Web App Cost Estimation: 4 Methods Compared (2026)
Web app cost estimation in 2026: four methods (analogous, parametric, bottom-up, three-point) with a worked $5K-$120K example and accuracy ranges.
Florin Florea
10+ years web dev · Scoped 200+ real projects
Want your specific number? Try our free calculator — it takes 2 minutes.
Open the Free Cost CalculatorTL;DR — Estimating Web App Cost in 2026
Web apps cost $5,000-$120,000+ to build in 2026, and the estimation method you pick determines whether your number is ±60% or ±15% accurate. For a first budget, analogous estimation (compare to similar shipped apps) gets you a range in an hour. Before signing anything, bottom-up estimation (task-level hours) is the only method I trust.
The four methods, honestly compared:
| Method | Accuracy | Time to Produce | When to Use |
|---|---|---|---|
| Analogous (compare to similar apps) | ±40-60% | 1-2 hours | First budget conversation |
| Parametric (features × calibrated hours) | ±25-40% | Half a day | Shortlisting vendors, setting budget |
| Bottom-up (task-level breakdown) | ±10-20% | 2-5 days, needs a spec | Before contract signature |
| Three-point (optimistic/likely/pessimistic) | ±15-25% | Add-on to any method | Anything with unknowns |
Worked example used through this post: a B2B portal — auth with roles, dashboard, CRUD for two object types, Stripe billing, CSV import, admin panel. Parametric estimate: 380 hours. At blended $90-$135/h that is $34,000-$52,000, which matched the eventual winning agency bid of $47,500 within 9%.
Get a parametric estimate in 3 minutes → — my calculator runs the method from this post with hour values calibrated on 600+ projects.
Method 1: Analogous Estimation (Fast, Rough)
Analogous estimation means anchoring on what similar projects cost.

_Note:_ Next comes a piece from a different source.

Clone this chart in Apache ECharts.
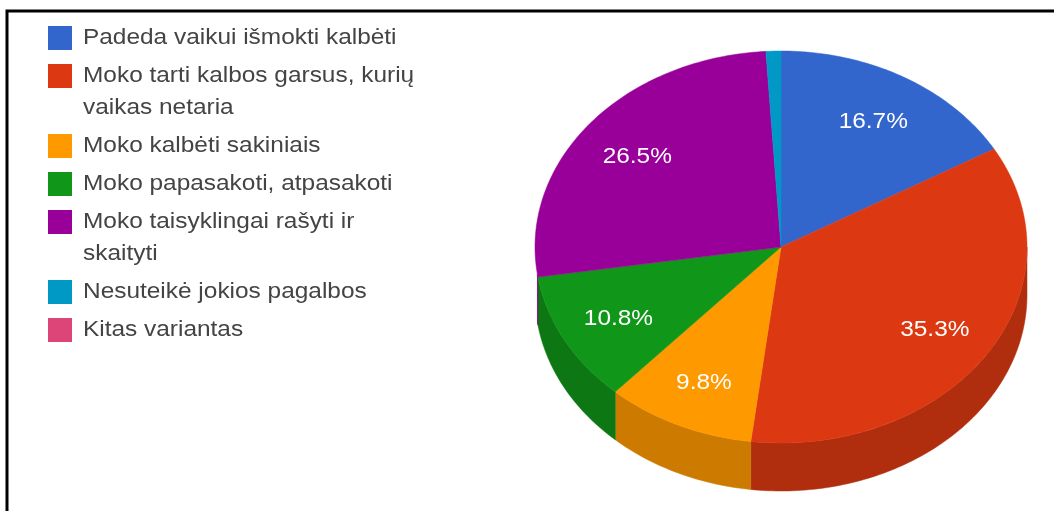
<!DOCTYPE html>
<html>
<head>
<meta charset="utf-8">
<style>html,body{margin:0;padding:0;background:#fff}#c{width:1054px;height:511px}</style>
<script src="https://cdn.jsdelivr.net/npm/echarts@6/dist/echarts.min.js"></script>
</head>
<body>
<div id="c"></div>
<script>
const categories = ['Padeda vaikui išmokti kalbėti','Moko tarti kalbos garsus, kurių\nvaikas netaria','Moko kalbėti sakiniais','Moko papasakoti, atpasakoti','Moko taisyklingai rašyti ir\nskaityti','Nesuteikė jokios pagalbos','Kitas variantas'];
const counts = [17,36,10,11,27,1,0];
const colors = ['#3366cc','#dc3912','#ff9900','#109618','#990099','#0099c6','#dd4477'];
const sideColors = ['#264d99','#b02e0e','#cc7a00','#0d7813','#730073','#007394','#a63359'];

const total = counts.reduce((a,b)=>a+b,0);
const CX=781, CY=247, RX=246, RY=196, DEPTH=48, LABEL_R=0.75, STEP=Math.PI/180;
const WALL_START=Math.PI/2, WALL_END=262*Math.PI/180;
const FONT='"Liberation Sans", Arial, sans-serif';
const TEXT_STRETCH=1.11;
const pt=(a,dy)=>[CX+RX*Math.sin(a), CY-RY*Math.cos(a)+(dy||0)];
function arc(a0,a1,dy){
  const out=[]; const n=Math.max(2,Math.ceil((a1-a0)/STEP));
  for(let i=0;i<=n;i++) out.push(pt(a0+(a1-a0)*i/n,dy));
  return out;
}
function renderItem(params, api){
  const i=params.dataIndex, v=api.value(0);
  if(!v) return {type:'group',children:[]};
  const before=counts.slice(0,i).reduce((a,b)=>a+b,0);
  const a0=before/total*2*Math.PI, a1=(before+v)/total*2*Math.PI;
  const children=[];
  const s0=Math.max(a0,WALL_START), s1=Math.min(a1,WALL_END);
  if(s1>s0){
    children.push({type:'polygon',z2:1,shape:{points:arc(s0,s1,0).concat(arc(s0,s1,DEPTH).reverse())},
      style:{fill:sideColors[i],stroke:sideColors[i],lineWidth:0.5}});
  }
  children.push({type:'polygon',z2:2,shape:{points:[[CX,CY]].concat(arc(a0,a1,0))},
    style:{fill:colors[i],stroke:colors[i],lineWidth:0.5}});
  const pct=v/total*100;
  if(pct>=5){
    const m=(a0+a1)/2;
    children.push({type:'text',z2:3,
      x:CX+RX*LABEL_R*Math.sin(m), y:CY-RY*LABEL_R*Math.cos(m)+2, scaleX:TEXT_STRETCH,
      style:{text:pct.toFixed(1)+'%',x:0,y:0,
      align:'center',verticalAlign:'middle',fill:'#fff',font:'22px '+FONT}});
  }
  return {type:'group',children};
}
const legendEls=[]; let rowY=26;
categories.forEach((name,i)=>{
  legendEls.push({type:'rect',shape:{x:48,y:rowY,width:24,height:24},style:{fill:colors[i]}});
  const lines=name.split('\n');
  lines.forEach((ln,k)=>{
    legendEls.push({type:'text',x:83,y:rowY+12+k*32,scaleX:TEXT_STRETCH,
      style:{text:ln,x:0,y:0,align:'left',verticalAlign:'middle',fill:'#444',font:'22px '+FONT}});
  });
  rowY+=38+(lines.length-1)*32;
});
const chart=echarts.init(document.getElementById('c'),null,{renderer:'canvas'});
chart.setOption({
  backgroundColor:'#fff',
  animation:false,
  graphic:{elements:[
    {type:'polyline',shape:{points:[[7,511],[7,11],[1054,11]]},style:{stroke:'#000',lineWidth:3,fill:'none'}},
    ...legendEls
  ]},
  series:[{type:'custom',coordinateSystem:'none',renderItem,data:counts.map(v=>[v]),encode:{value:0},silent:true}]
});
</script>
</body>
</html>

It is how everyone starts, and it is fine — as long as you treat the output as a range, not a number.
2026 anchors from my project data:
| Web App Type | Freelancer / Small Team | Agency |
|---|---|---|
| Internal tool / admin CRUD | $5,000 – $15,000 | $12,000 – $30,000 |
| Customer portal (auth, billing, dashboard) | $12,000 – $35,000 | $25,000 – $60,000 |
| SaaS product v1 | $20,000 – $50,000 | $40,000 – $90,000 |
| Marketplace / two-sided platform | $25,000 – $60,000 | $50,000 – $120,000+ |
| Data-heavy app (analytics, reporting) | $18,000 – $45,000 | $35,000 – $85,000 |
The trap: founders anchor on the wrong analogy. "It's basically Airbnb but for X" anchors you to a $100M product, not a v1. The correct analogy is the other product's FIRST version — which was usually 6 features and one city.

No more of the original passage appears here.